Return all lines that include the string "with".

_Exercise material_:
[start]
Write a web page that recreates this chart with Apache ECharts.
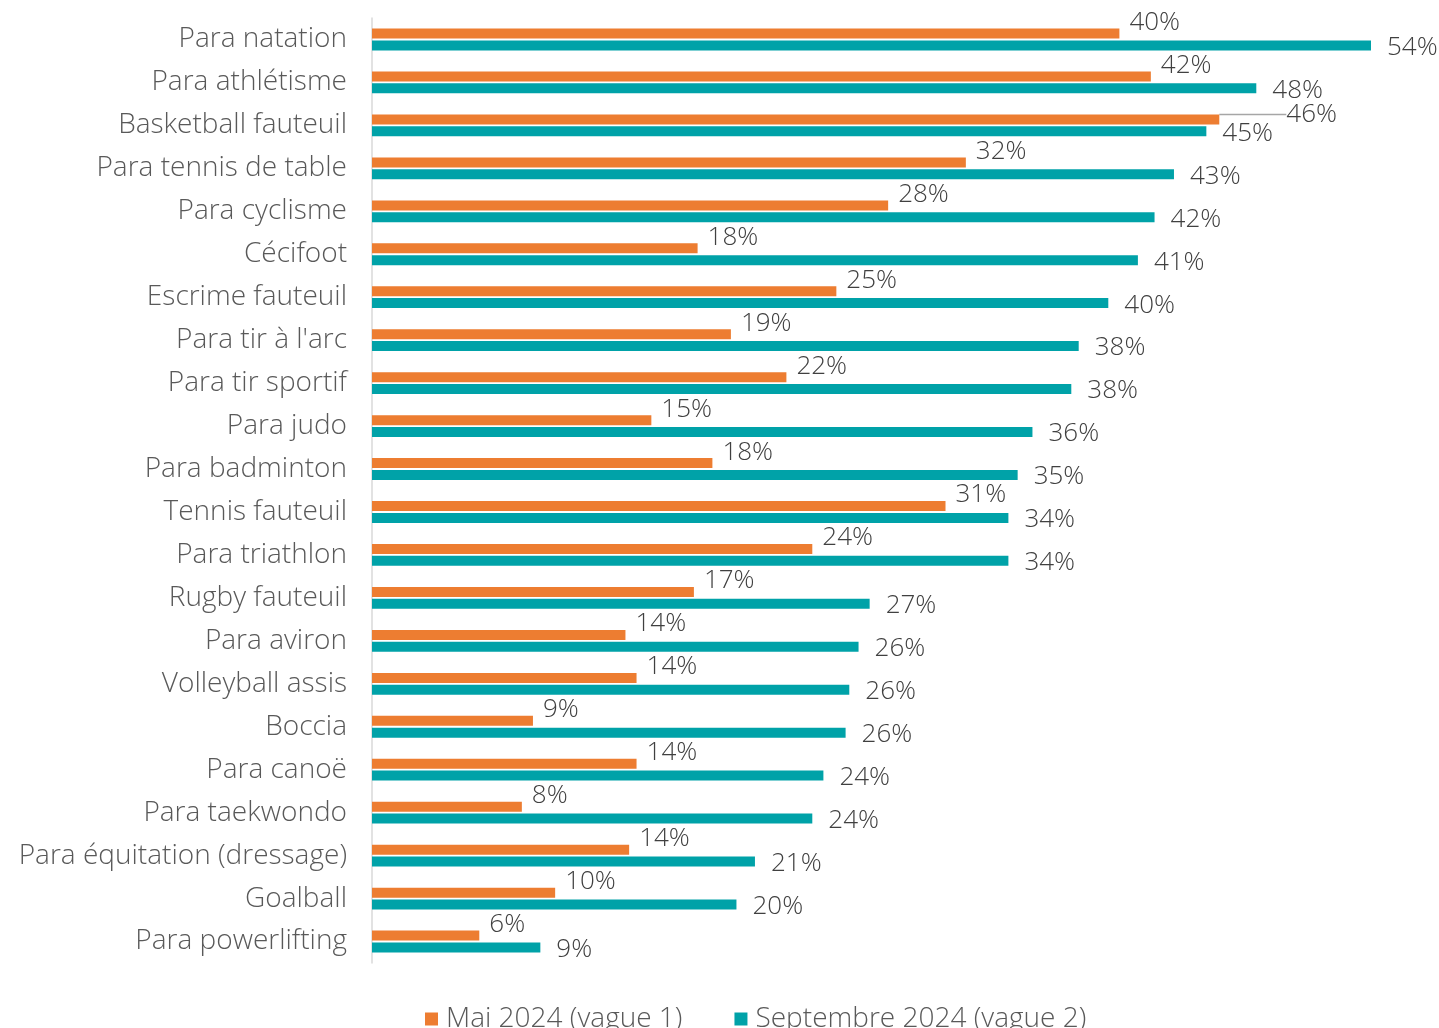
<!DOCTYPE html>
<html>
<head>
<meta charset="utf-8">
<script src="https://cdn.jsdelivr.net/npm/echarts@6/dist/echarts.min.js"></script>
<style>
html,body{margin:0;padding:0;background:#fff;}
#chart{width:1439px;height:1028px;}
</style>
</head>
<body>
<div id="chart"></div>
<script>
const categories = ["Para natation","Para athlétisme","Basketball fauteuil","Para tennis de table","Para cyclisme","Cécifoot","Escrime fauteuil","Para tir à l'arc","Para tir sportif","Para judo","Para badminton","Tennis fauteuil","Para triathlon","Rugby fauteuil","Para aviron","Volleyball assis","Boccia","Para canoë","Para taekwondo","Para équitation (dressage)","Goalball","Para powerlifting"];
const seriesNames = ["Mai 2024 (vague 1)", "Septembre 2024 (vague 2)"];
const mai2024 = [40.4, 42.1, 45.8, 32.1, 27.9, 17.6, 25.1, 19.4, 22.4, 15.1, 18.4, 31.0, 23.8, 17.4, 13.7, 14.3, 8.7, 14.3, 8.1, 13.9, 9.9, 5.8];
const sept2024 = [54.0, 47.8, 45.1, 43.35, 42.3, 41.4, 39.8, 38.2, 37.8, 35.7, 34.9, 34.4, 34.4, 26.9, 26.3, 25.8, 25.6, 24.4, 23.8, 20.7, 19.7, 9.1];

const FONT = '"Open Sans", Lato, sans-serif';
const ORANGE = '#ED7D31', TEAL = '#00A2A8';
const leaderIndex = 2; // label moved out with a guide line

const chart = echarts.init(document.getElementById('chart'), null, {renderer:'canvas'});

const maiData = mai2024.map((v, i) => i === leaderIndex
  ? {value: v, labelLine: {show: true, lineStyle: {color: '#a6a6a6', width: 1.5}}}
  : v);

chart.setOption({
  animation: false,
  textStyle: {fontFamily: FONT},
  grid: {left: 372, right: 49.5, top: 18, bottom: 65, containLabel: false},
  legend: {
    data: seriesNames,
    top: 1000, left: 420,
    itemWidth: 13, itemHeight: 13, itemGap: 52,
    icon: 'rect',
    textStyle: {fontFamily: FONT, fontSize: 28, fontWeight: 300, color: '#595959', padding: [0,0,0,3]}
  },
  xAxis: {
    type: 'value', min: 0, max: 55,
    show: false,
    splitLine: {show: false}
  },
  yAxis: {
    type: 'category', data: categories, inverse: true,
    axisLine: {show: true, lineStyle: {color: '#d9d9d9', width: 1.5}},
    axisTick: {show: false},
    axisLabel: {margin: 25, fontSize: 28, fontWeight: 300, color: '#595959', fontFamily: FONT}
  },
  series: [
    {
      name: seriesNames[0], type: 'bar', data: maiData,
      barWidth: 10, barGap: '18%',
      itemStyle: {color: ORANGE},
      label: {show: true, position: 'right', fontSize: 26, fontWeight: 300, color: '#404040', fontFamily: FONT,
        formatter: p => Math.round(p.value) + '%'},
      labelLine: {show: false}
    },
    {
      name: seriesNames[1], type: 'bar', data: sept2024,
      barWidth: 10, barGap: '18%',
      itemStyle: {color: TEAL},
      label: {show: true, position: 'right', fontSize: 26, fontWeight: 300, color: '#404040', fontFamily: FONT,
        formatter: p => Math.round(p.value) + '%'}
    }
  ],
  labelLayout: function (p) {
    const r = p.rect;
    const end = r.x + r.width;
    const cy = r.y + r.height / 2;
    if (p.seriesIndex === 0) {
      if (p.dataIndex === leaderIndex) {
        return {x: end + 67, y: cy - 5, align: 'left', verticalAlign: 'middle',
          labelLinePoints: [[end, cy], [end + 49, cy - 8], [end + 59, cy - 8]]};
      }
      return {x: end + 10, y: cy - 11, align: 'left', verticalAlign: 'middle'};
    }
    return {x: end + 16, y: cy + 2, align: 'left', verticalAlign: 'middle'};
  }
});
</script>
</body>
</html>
[end]
[start]
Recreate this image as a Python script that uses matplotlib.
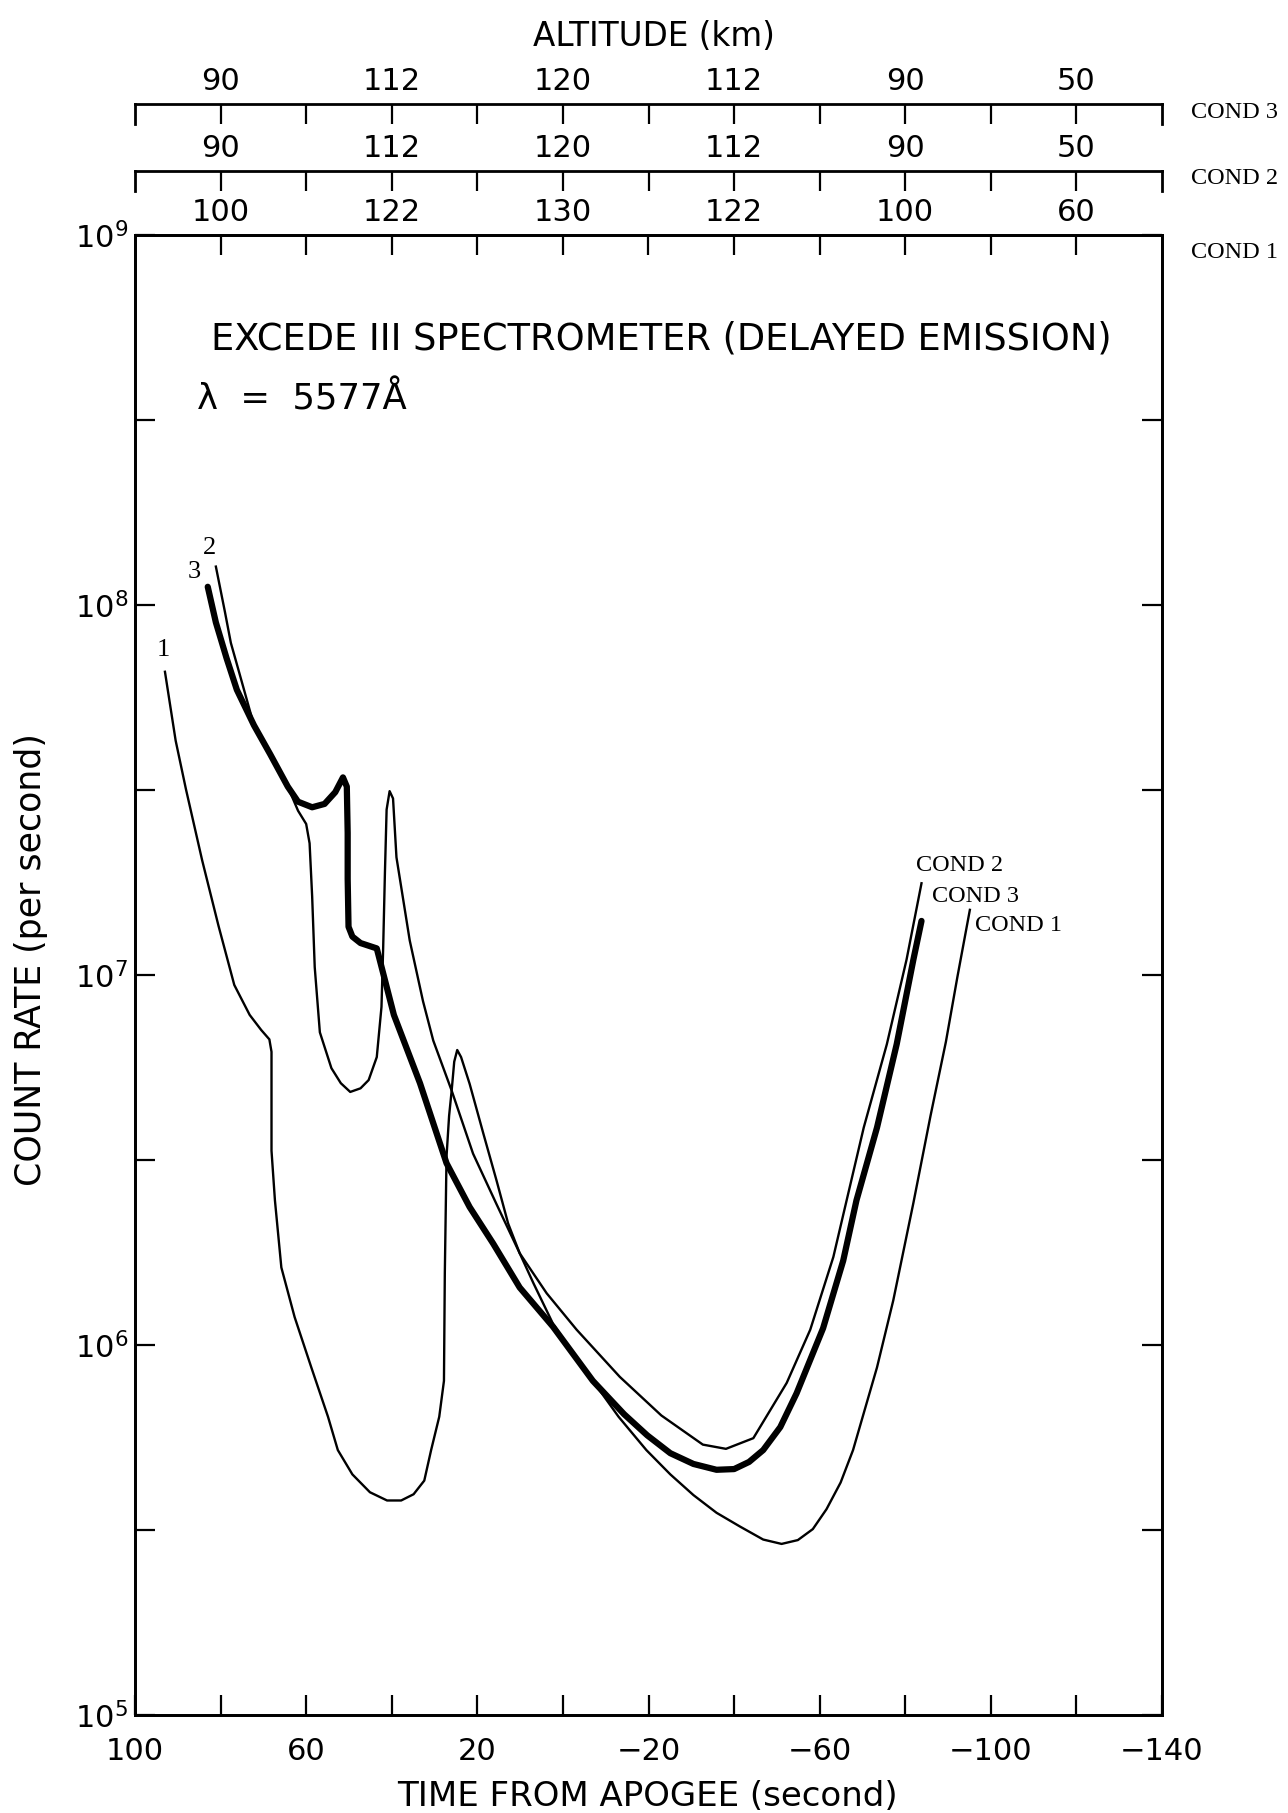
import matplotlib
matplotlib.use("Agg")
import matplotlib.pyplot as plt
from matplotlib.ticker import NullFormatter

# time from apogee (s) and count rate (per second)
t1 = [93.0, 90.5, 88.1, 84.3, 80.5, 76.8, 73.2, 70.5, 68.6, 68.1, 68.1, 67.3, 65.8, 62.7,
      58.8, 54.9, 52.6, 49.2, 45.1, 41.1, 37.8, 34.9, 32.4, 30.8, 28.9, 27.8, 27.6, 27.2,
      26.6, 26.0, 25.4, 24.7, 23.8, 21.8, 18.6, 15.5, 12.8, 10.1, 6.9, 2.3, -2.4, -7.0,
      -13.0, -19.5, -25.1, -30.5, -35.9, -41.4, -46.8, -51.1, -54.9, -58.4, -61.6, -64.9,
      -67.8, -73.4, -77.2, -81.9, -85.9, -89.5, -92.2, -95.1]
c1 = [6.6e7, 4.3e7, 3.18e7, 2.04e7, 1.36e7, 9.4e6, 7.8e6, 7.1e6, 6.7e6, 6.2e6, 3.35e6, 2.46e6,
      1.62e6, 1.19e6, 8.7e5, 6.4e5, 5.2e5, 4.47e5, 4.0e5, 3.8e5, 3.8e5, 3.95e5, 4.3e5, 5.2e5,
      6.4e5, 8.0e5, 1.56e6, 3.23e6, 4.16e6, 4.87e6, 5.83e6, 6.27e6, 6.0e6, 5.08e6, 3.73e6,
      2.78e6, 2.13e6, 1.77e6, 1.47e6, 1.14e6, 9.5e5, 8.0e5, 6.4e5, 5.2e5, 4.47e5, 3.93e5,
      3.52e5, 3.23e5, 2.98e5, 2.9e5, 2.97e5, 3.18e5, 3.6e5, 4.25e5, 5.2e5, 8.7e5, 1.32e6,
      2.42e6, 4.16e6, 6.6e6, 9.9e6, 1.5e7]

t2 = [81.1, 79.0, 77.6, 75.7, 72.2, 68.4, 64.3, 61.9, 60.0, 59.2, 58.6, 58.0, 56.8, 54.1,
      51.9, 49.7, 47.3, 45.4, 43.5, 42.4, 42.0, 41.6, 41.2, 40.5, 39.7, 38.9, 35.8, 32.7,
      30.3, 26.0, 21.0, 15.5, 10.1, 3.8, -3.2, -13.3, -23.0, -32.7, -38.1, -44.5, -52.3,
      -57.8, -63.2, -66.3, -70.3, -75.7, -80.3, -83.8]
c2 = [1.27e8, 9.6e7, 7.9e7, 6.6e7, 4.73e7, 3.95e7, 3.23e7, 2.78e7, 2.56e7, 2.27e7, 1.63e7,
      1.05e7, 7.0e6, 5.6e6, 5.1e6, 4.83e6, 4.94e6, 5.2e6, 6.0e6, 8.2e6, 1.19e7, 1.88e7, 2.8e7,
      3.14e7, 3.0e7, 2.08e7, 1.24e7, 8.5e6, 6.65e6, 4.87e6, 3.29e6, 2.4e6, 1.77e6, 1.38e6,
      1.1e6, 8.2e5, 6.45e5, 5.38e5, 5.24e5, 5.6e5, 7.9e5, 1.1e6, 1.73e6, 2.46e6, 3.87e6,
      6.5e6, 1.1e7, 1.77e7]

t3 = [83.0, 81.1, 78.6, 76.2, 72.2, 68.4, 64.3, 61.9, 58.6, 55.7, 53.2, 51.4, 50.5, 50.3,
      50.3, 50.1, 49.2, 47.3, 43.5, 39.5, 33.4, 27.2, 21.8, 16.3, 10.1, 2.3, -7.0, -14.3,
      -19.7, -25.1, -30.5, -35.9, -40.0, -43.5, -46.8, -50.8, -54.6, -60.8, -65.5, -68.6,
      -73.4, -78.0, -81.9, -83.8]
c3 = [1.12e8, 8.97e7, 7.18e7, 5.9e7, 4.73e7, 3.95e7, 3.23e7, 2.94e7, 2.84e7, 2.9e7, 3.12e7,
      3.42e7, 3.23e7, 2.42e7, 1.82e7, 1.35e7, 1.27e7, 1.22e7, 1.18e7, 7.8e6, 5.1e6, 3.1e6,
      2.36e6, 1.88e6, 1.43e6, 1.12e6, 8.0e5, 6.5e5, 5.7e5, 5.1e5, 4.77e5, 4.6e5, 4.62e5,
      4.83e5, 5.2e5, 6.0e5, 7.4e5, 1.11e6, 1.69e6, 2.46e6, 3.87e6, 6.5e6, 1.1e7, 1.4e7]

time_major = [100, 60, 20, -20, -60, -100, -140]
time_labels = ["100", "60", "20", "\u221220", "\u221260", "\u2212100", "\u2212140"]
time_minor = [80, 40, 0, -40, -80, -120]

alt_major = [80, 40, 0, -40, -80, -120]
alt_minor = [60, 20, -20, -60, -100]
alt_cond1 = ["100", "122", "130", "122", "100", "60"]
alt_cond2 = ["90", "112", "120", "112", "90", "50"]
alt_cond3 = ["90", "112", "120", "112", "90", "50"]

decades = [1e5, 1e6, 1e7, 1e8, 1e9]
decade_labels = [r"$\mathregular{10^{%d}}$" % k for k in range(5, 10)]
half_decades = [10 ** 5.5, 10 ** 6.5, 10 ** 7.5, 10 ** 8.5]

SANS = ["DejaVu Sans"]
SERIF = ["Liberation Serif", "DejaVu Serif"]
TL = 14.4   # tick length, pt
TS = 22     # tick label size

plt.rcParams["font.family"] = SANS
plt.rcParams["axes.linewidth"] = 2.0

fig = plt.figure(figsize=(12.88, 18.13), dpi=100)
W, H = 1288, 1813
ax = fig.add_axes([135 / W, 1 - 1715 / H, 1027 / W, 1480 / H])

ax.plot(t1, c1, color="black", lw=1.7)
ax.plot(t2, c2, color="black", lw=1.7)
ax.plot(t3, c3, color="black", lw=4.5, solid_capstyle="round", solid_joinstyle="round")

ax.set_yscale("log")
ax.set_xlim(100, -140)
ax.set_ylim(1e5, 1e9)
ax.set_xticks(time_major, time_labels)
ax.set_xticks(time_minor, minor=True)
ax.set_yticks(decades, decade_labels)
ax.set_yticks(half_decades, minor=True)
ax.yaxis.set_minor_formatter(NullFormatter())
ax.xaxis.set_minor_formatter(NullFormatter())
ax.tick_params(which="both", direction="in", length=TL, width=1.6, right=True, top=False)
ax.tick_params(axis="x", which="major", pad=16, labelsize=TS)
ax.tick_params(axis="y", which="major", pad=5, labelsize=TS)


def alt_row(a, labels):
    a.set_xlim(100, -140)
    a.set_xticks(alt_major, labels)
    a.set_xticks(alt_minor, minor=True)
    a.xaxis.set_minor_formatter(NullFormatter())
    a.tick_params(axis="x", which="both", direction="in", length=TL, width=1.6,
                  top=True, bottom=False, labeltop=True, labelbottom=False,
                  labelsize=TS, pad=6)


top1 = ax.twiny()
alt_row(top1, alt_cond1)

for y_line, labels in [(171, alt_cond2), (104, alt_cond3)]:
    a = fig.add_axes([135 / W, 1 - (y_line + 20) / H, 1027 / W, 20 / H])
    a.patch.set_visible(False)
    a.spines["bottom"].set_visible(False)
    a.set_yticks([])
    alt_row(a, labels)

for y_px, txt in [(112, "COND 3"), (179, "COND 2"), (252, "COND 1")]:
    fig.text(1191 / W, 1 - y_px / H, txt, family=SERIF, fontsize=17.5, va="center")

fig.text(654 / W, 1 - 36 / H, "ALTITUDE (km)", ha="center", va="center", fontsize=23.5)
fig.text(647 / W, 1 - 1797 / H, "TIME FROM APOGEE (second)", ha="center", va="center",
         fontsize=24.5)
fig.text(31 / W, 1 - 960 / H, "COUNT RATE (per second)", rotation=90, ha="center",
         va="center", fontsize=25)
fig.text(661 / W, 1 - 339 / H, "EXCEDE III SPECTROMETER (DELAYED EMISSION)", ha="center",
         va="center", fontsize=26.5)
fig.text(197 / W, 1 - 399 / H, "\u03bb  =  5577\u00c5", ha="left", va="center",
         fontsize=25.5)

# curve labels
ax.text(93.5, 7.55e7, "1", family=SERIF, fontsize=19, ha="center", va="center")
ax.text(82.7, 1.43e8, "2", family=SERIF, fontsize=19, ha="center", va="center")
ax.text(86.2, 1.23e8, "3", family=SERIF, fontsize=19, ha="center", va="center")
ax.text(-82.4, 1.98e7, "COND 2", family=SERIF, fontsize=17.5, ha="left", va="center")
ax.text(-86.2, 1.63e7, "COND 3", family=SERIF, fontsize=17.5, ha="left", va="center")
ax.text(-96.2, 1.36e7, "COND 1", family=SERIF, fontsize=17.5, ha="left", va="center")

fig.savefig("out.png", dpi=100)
[end]
_Answer to this exercise_:
Write a web page that recreates this chart with Apache ECharts.
const leaderIndex = 2; // label moved out with a guide line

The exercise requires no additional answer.